The share of homes sold above asking price declined each month in the second half of 2018…

  • February 22, 2019

The share of homes sold above asking price declined each month in the second half of 2018 – and December saw the biggest month-over-month drop since at least 2012 – another sign of the slowing housing market, according to online real estate company Zillow.

Nineteen percent of home sales in the U.S. went for above asking in December, down from 21 percent in November and a peak of 24 percent in May.

While lower than the highs of this spring, the level remains above the 17-percent range from 2014.

This downward trend in December was widespread: Eight of the 10 largest markets in the U.S. experienced a drop from November levels – Philadelphia and Washington, D.C., were the exceptions.

Among the largest 35 markets, 27 saw a downtick in the share of homes that sold above list.

Despite the slowdown during the back half of the year, the annual share of homes sold above list price still trended upward for the fourth consecutive year, though the pace is slowing.

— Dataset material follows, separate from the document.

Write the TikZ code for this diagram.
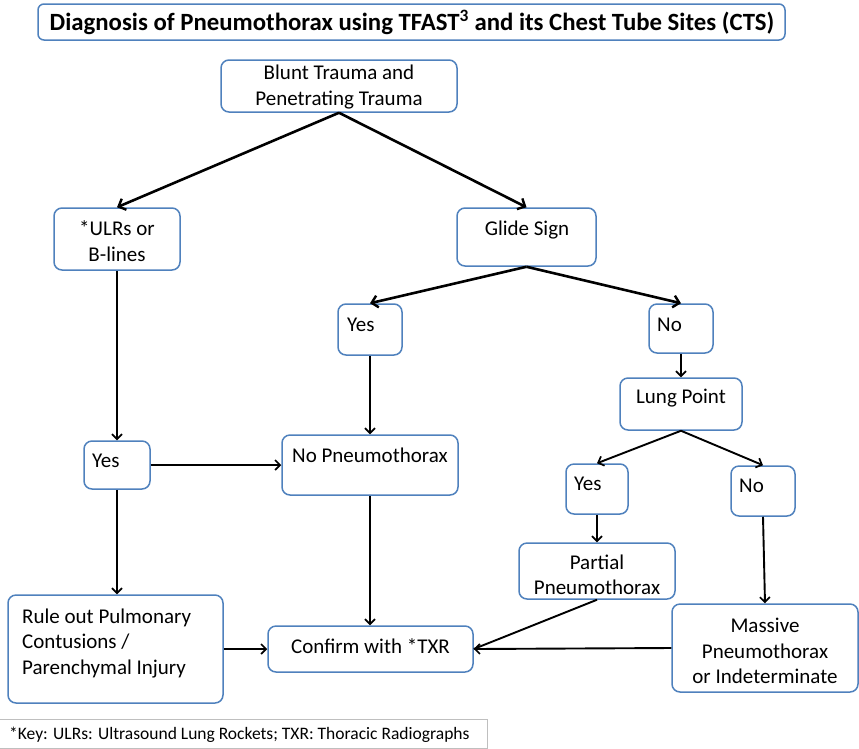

Nationally, 23.5 percent of homes sold above list price in 2018 compared to 22.7 percent in 2017. The median amount above asking that sellers realized fell from $7,000 to $6,830.

2018 Was an Inflection Point in the Housing Market

“Last year marked an inflection point in the housing market. The first half of 2018 looked a lot like the previous three years with sellers firmly in control of the market and buyers outbidding each other for scarce inventory, pushing up prices,” said Zillow senior economist Aaron Terrazas. “But something shifted mid-summer. Sellers sitting on the sidelines joined in, increasing inventory.”

Terrazas said, “The balance of power began to swing marginally back toward buyers – particularly in higher-priced communities – during the second half of the year, an unfamiliar chill after several years of frenzied activity.”

“With mortgage rates now back down, early data from the first month of 2019 suggest that it is still premature to call it a buyer’s market. But more than any time in recent memory, it is important for sellers to be thoughtful in their listing strategy. Buyers are out there, but they’re no longer fighting each other tooth and nail to get in the door,” Terrazas said.

Perhaps 2019 will be a “buyer’s market” for homes. Whether it is or isn’t will have to do with the health of the larger economy.